Along the way, David also built a successful career over four years as an investment banker at Kempen & Co. He decided to move to Seedrs in 2016, when looking for a new and exciting industry to work in and saw crowdfunding as his next business opportunity.
He chose to work with Seedrs in particular because he believed its message of ‘equity crowdfunding done properly’ would resonate in the Benelux region, which has seen some early play from crowdfunding platforms but none from such a well-established and credible company as Seedrs.
His role at Seedrs will be to tap into the healthy ‘start-up ecosystem’ in the Benelux region, making sure that new companies and ‘their crowd’ know how to co-operate and build successful ventures as a result. His longer term goal is to be involved in building Benelux and Europe as whole into successful centres for equity crowdfunding and to democratise the non-listed equity market.
David believes that his biggest challenge at Seedrs will be challenging scepticism about the risks of crowdfunding in the Benelux area. However he believes this will be overcome by passion amongst investors in the region for ‘being part of something they love’ and by the fact that Seedrs, with its track record and robust platform, will help to build confidence in the equity crowdfunding concept.

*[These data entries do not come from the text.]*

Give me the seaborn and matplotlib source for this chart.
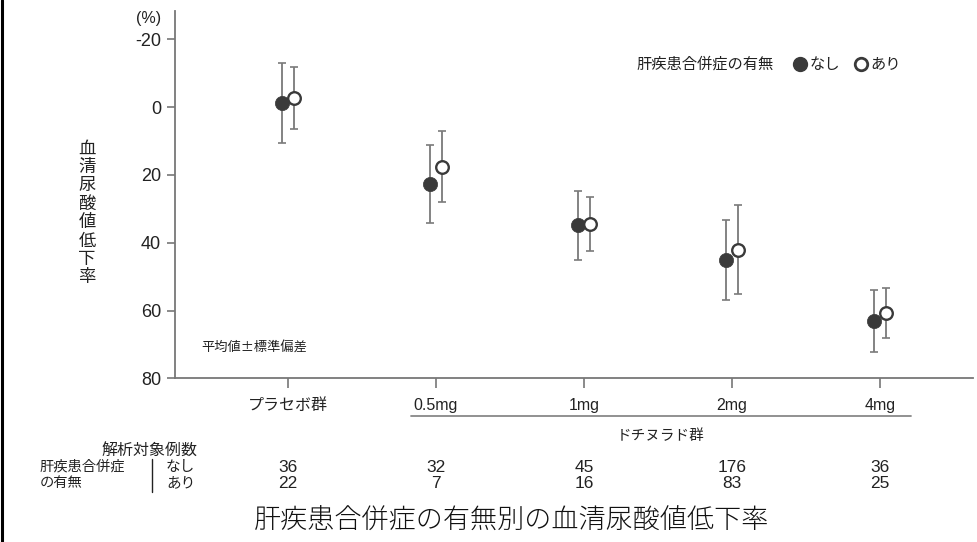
import matplotlib
matplotlib.use("Agg")
import matplotlib.pyplot as plt
import seaborn as sns
import pandas as pd
import numpy as np
from matplotlib.lines import Line2D

# ---- data ----
groups = ["プラセボ群", "0.5mg", "1mg", "2mg", "4mg"]
mean_none = [-1.2, 22.7, 34.9, 45.1, 63.0]
sd_none = [11.8, 11.6, 10.2, 11.7, 9.2]
mean_with = [-2.8, 17.5, 34.5, 42.0, 60.7]
sd_with = [9.1, 10.4, 8.0, 13.0, 7.3]
n_none = [36, 32, 45, 176, 36]
n_with = [22, 7, 16, 83, 25]
yticks = [-20, 0, 20, 40, 60, 80]

sns.set_theme(style="white")
CJK = ["Noto Sans CJK JP", "DejaVu Sans"]
LAT = ["Liberation Sans", "Noto Sans CJK JP"]
NAR = ["Liberation Sans Narrow", "Liberation Sans", "Noto Sans CJK JP"]
plt.rcParams["font.family"] = CJK
plt.rcParams["axes.unicode_minus"] = False

W, H = 977, 542
fig = plt.figure(figsize=(W / 100, H / 100), dpi=100)

def fx(x):
    return x / W

def fy(y):
    return 1 - y / H

ax = fig.add_axes([fx(175), fy(378.3), fx(973) - fx(175), fy(11) - fy(378.3)])

df = pd.DataFrame({
    "idx": list(range(len(groups))) * 2,
    "status": ["なし"] * len(groups) + ["あり"] * len(groups),
    "mean": mean_none + mean_with,
    "sd": sd_none + sd_with,
})
off = 0.043
df["xpos"] = df["idx"] + np.where(df["status"] == "なし", -off, off)

dark = "#3a3a3a"
ebc = "#7a7a7a"
for st in ["なし", "あり"]:
    d = df[df["status"] == st]
    ax.errorbar(d["xpos"], d["mean"], yerr=d["sd"], fmt="none", ecolor=ebc,
                elinewidth=1.3, capsize=2.6, capthick=1.2, zorder=2)

dn = df[df["status"] == "なし"]
dw = df[df["status"] == "あり"]
sns.scatterplot(data=dn, x="xpos", y="mean", ax=ax, color=dark, s=105,
                edgecolor=dark, linewidth=0.5, zorder=3, legend=False)
sns.scatterplot(data=dw, x="xpos", y="mean", ax=ax, color="white", s=82,
                edgecolor=dark, linewidth=1.7, zorder=4, legend=False)

ax.set_xlim(-0.763, 4.628)
ax.set_ylim(80, -28.4)
ax.set_yticks(yticks)
ax.set_yticklabels([str(v) for v in yticks], fontfamily=LAT, fontsize=13, color="#222222")
ax.set_xticks(range(len(groups)))
ax.set_xticklabels(groups, fontfamily=NAR, fontsize=11.5, color="#222222")
ax.set_xlabel("")
ax.set_ylabel("")
for s in ["top", "right"]:
    ax.spines[s].set_visible(False)
for s in ["left", "bottom"]:
    ax.spines[s].set_color("#777777")
    ax.spines[s].set_linewidth(1.3)
ax.tick_params(axis="y", direction="out", length=6, width=1.2, color="#777777", pad=4, left=True)
ax.tick_params(axis="x", direction="out", length=7.2, width=1.2, color="#777777", pad=7, bottom=True)

# (%) unit
fig.text(fx(149), fy(19), "(%)", fontfamily=LAT, fontsize=11.5, ha="center", va="center", color="#222222")

# vertical y label
ylab = "血清尿酸値低下率"
fig.text(fx(87), fy(213), "\n".join(ylab), fontsize=12.5, ha="center", va="center",
         linespacing=1.03, color="#222222")

# SD note
fig.text(fx(201), fy(348), "平均値±標準偏差", fontsize=9.5, ha="left", va="center", color="#222222")

# legend
fig.text(fx(636), fy(64), "肝疾患合併症の有無", fontsize=11, ha="left", va="center", color="#222222")
fig.add_artist(Line2D([fx(800)], [fy(64)], marker="o", markersize=10, color=dark,
                      markeredgecolor=dark, linestyle="none", transform=fig.transFigure))
fig.text(fx(810), fy(64), "なし", fontsize=11, ha="left", va="center", color="#222222")
fig.add_artist(Line2D([fx(860.5)], [fy(64)], marker="o", markersize=9, markerfacecolor="white",
                      markeredgecolor=dark, markeredgewidth=2, linestyle="none",
                      transform=fig.transFigure))
fig.text(fx(870), fy(64), "あり", fontsize=11, ha="left", va="center", color="#222222")

# drug group bracket line
fig.add_artist(Line2D([fx(411), fx(911)], [fy(416), fy(416)], color="#888888", lw=1.3,
                      transform=fig.transFigure))
fig.text(fx(661), fy(436), "ドチヌラド群", fontsize=10.5, ha="center", va="center", color="#222222")

# table
fig.text(fx(197), fy(451), "解析対象例数", fontsize=11.5, ha="right", va="center", color="#222222")
fig.text(fx(40), fy(467), "肝疾患合併症", fontsize=10.3, ha="left", va="center", color="#222222")
fig.text(fx(40), fy(483), "の有無", fontsize=10.3, ha="left", va="center", color="#222222")
fig.add_artist(Line2D([fx(152), fx(152)], [fy(459), fy(492)], color="#222222", lw=1.0,
                      transform=fig.transFigure))
fig.text(fx(166), fy(467), "なし", fontsize=10.5, ha="left", va="center", color="#222222")
fig.text(fx(166), fy(483), "あり", fontsize=10.5, ha="left", va="center", color="#222222")
for i in range(len(groups)):
    xd = ax.transData.transform((i, 0))[0]
    xf = xd / fig.bbox.width
    fig.text(xf, fy(467), str(n_none[i]), fontfamily=NAR, fontsize=12.5, ha="center", va="center", color="#222222")
    fig.text(xf, fy(483), str(n_with[i]), fontfamily=NAR, fontsize=12.5, ha="center", va="center", color="#222222")

# title
fig.text(fx(512), fy(521), "肝疾患合併症の有無別の血清尿酸値低下率", fontsize=19.5,
         ha="center", va="center", color="#111111", fontweight="light")

# left border
fig.add_artist(Line2D([fx(2), fx(2)], [0, 1], color="black", lw=2.2, transform=fig.transFigure))

fig.savefig("out.png", dpi=100, facecolor="white")
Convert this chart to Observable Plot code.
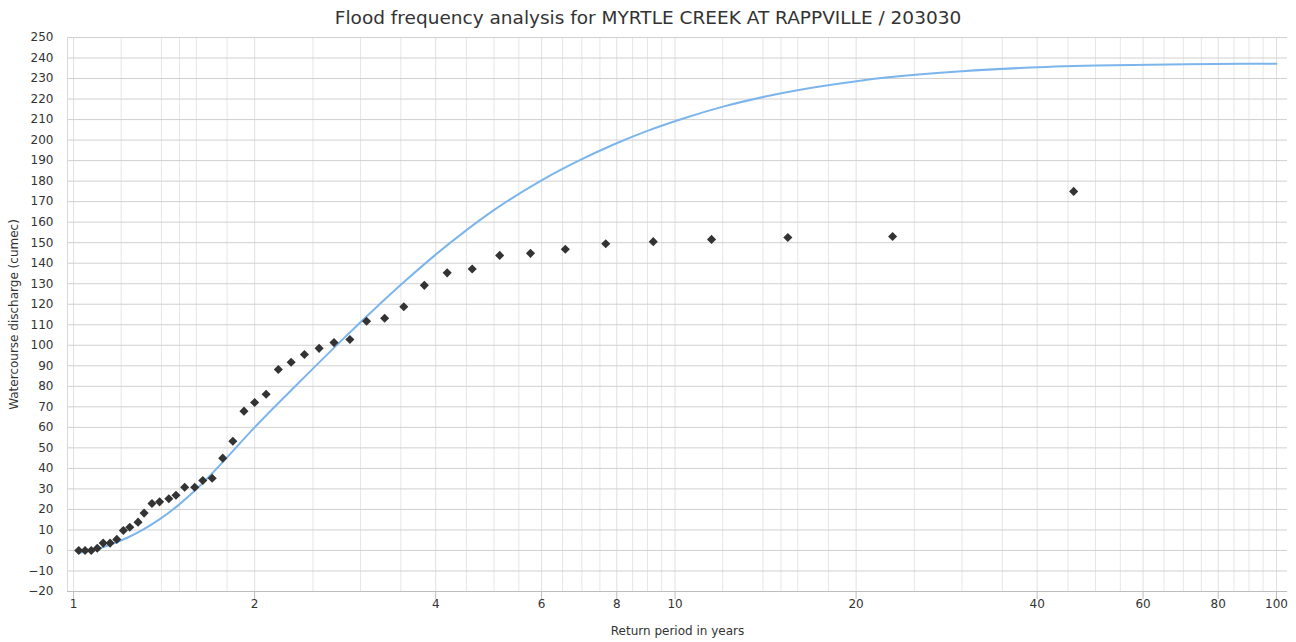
<!DOCTYPE html>
<html><head><meta charset="utf-8">
<script src="https://cdn.jsdelivr.net/npm/d3@7"></script>
<script src="https://cdn.jsdelivr.net/npm/@observablehq/plot@0.6"></script>
<style>
html,body{margin:0;padding:0;background:#fff;}
body{font-family:"DejaVu Sans",sans-serif;width:1296px;height:642px;overflow:hidden;}
#title{height:30px;line-height:36px;text-align:center;font-size:18.5px;color:#333;white-space:nowrap;}
#chart svg{display:block;}
</style></head><body>
<div id="title">Flood frequency analysis for MYRTLE CREEK AT RAPPVILLE / 203030</div>
<div id="chart"></div>
<script>
// Observed annual maxima (return period in years, discharge in cumec)
const obsReturnPeriod = [46, 23, 15.4, 11.5, 9.2, 7.67, 6.57, 5.75, 5.11, 4.6, 4.18, 3.83, 3.54, 3.29, 3.07, 2.88, 2.71, 2.56, 2.42, 2.30, 2.19, 2.09, 2.0, 1.92, 1.84, 1.77, 1.70, 1.64, 1.59, 1.53, 1.48, 1.44, 1.39, 1.35, 1.31, 1.28, 1.24, 1.21, 1.18, 1.15, 1.12, 1.095, 1.07, 1.045, 1.02];
const obsDischarge = [175, 153, 152.5, 151.6, 150.5, 149.5, 146.8, 144.8, 143.8, 137.2, 135.3, 129.2, 118.8, 113.2, 111.7, 102.8, 101.3, 98.5, 95.5, 91.7, 88.2, 76.1, 72.1, 67.9, 53.2, 45, 35.2, 34.1, 30.8, 30.8, 26.9, 25.2, 23.7, 22.9, 18.2, 13.8, 11.3, 9.7, 5.4, 3.6, 3.6, 1.1, 0, 0, 0];

// Fitted frequency curve
const fitReturnPeriod = [1.027, 1.081, 1.152, 1.228, 1.309, 1.395, 1.487, 1.585, 1.689, 1.80, 1.894, 2.0, 2.377, 2.818, 3.162, 3.573, 3.981, 4.467, 5.012, 5.998, 6.918, 7.943, 9.016, 10.26, 12.02, 14.13, 16.98, 20.46, 24.55, 30.0, 38.02, 50.1, 70.8, 100];
const fitDischarge = [-1.0, 0.3, 2.9, 6.2, 10.4, 15.5, 21.6, 28.7, 36.7, 45.4, 52.5, 60, 82.2, 103.6, 117.6, 131.8, 143.7, 155.4, 166.1, 180.4, 190.0, 198.1, 204.6, 210.3, 216.3, 221.2, 225.6, 229.1, 231.6, 233.6, 235.2, 236.3, 237.0, 237.2];

// Axis ticks and grid
const xTicks = [1, 2, 4, 6, 8, 10, 20, 40, 60, 80, 100];
const xMinorGrid = [1.2, 1.4, 1.5, 1.6, 1.8, 2.5, 3, 3.5, 4.5, 5, 5.5, 6.5, 7, 7.5, 8.5, 9, 9.5, 12, 14, 15, 16, 18, 25, 30, 35, 45, 50, 55, 65, 70, 75, 85, 90, 95];
const yTicks = [-20, -10, 0, 10, 20, 30, 40, 50, 60, 70, 80, 90, 100, 110, 120, 130, 140, 150, 160, 170, 180, 190, 200, 210, 220, 230, 240, 250];

const xLabel = "Return period in years";
const yLabel = "Watercourse discharge (cumec)";

const observed = obsReturnPeriod.map((t, i) => ({t, q: obsDischarge[i]}));
const fitted = fitReturnPeriod.map((t, i) => ({t, q: fitDischarge[i]}));

const chart = Plot.plot({
  width: 1296,
  height: 612,
  marginLeft: 67,
  marginRight: 9,
  marginTop: 7,
  marginBottom: 51,
  style: {fontFamily: "DejaVu Sans, sans-serif", fontSize: "12px", color: "#333", background: "#fff"},
  x: {type: "log", domain: [0.977, 104.3]},
  y: {domain: [-20, 250]},
  marks: [
    Plot.ruleX(xMinorGrid, {stroke: "#e6e6e6", strokeWidth: 1}),
    Plot.ruleX(xTicks, {stroke: "#e0e0e0", strokeWidth: 1}),
    Plot.ruleY(yTicks, {stroke: "#d0d0d0", strokeWidth: 1}),
    Plot.ruleX([0.977], {stroke: "#d8d8d8"}),
    Plot.ruleY([-20], {stroke: "#bdbdbd", strokeWidth: 1}),
    Plot.axisX({ticks: xTicks, tickFormat: () => "", tickSize: 8, stroke: "#bdbdbd", label: null}),
    Plot.text(xTicks, {x: d => d, text: d => String(d), frameAnchor: "bottom", dy: 13, lineAnchor: "middle", fill: "#333", fontSize: 12}),
    Plot.axisY({ticks: yTicks, tickFormat: d => String(d).replace("-", "\u2212"), tickSize: 0, tickPadding: 14, fill: "#333", label: null}),
    Plot.line(fitted, {x: "t", y: "q", stroke: "#7cb5ec", strokeWidth: 2, curve: "monotone-x"}),
    Plot.dot(observed, {x: "t", y: "q", symbol: "diamond2", r: 4.1, fill: "#333", stroke: "none"}),
    Plot.text([xLabel], {frameAnchor: "bottom", dy: 40, fill: "#333", fontSize: 12, lineAnchor: "middle", textAnchor: "middle"}),
    Plot.text([yLabel], {frameAnchor: "left", dx: -53, rotate: -90, fill: "#333", fontSize: 12, lineAnchor: "middle", textAnchor: "middle"})
  ]
});
document.getElementById("chart").appendChild(chart);
</script>
</body></html>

While David states that he cannot predict the growth or success of crowdfunding in the Benelux region, he thinks that the combination of venture capital and angel investors together with general smaller crowdfunding investors is a driver for money flowing into start-ups and scale ups. He also believes that the biggest success longer-term will come from institutional money flowing into crowdfunding via funds of funds.
Validation by the crowd of a business model, combined with high returns, will make crowdfunding into an asset class that is interesting for pension funds and other institutions, which have long term investments and see traditional partners, including venture capital firms, charge high management fees. Via crowdfunding platforms this cost structure can come down and a well-diversified portfolio is relatively easy to build.